2527 Views 0 Replies 1 Participant Last post by  applesmasher
Something I periodically hear from the great and wise people who inhabit the cities of the Pacific North-Wet, where I ply my trade, is that shooting sports are an extension of a terrible evil, and that they make the awful power to wipe away human life trivial in the eyes of the ignorant and foolish who regularly shoot paper targets.

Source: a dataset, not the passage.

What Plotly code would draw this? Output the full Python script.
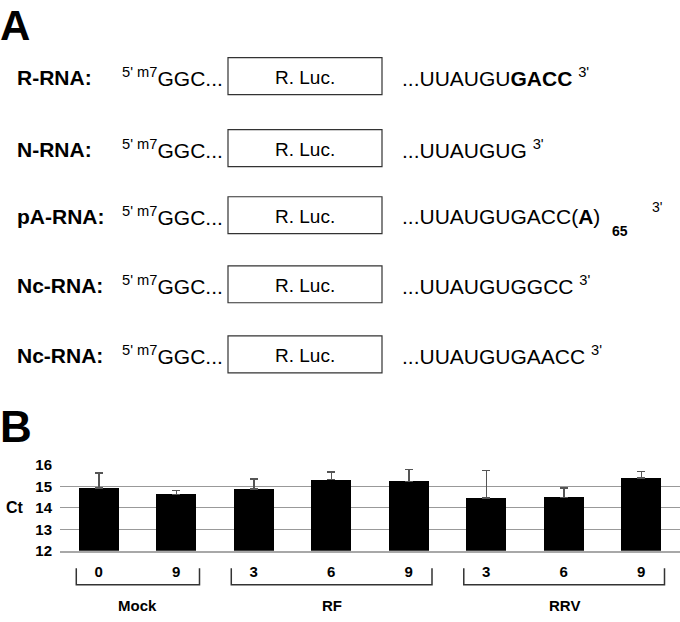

City folk say the darnedest things.

Anyhow, I took up the sport of shooting bowling pins (which city folk remind me, with wagging fingers, don't shoot back) and it actually taught me a habit which helped me when the chips were down and I needed to kill.

First, the lesson:

In bowling pins, you shoot the pins and you keep shooting until all your pins are off the table and on the ground. With a perfectly square hit they fly right off (assuming you aren't shooting too light a load) but if you hit the side they lie down and you need to shoot them again. So the basic lesson is to keep your eye on the business and keep shooting until you see the desired result.

The application:

I had a possum coming in the night and eating eggs I didn't want it to eat. A startled possum doesn't run in a straight line - it runs zigzag and over the broken ground of an overgrown chicken run its running is even less predictable. A flashlight at night startles them. Didn't matter. I knew to keep my head down, my eye on the scope and my muzzle at the varmint while I worked the bolt and shot again.

Of course, the down side is that after I'd emptied the magazine into it, there wasn't a fur worth keeping. But at least the chickens like the taste of possum.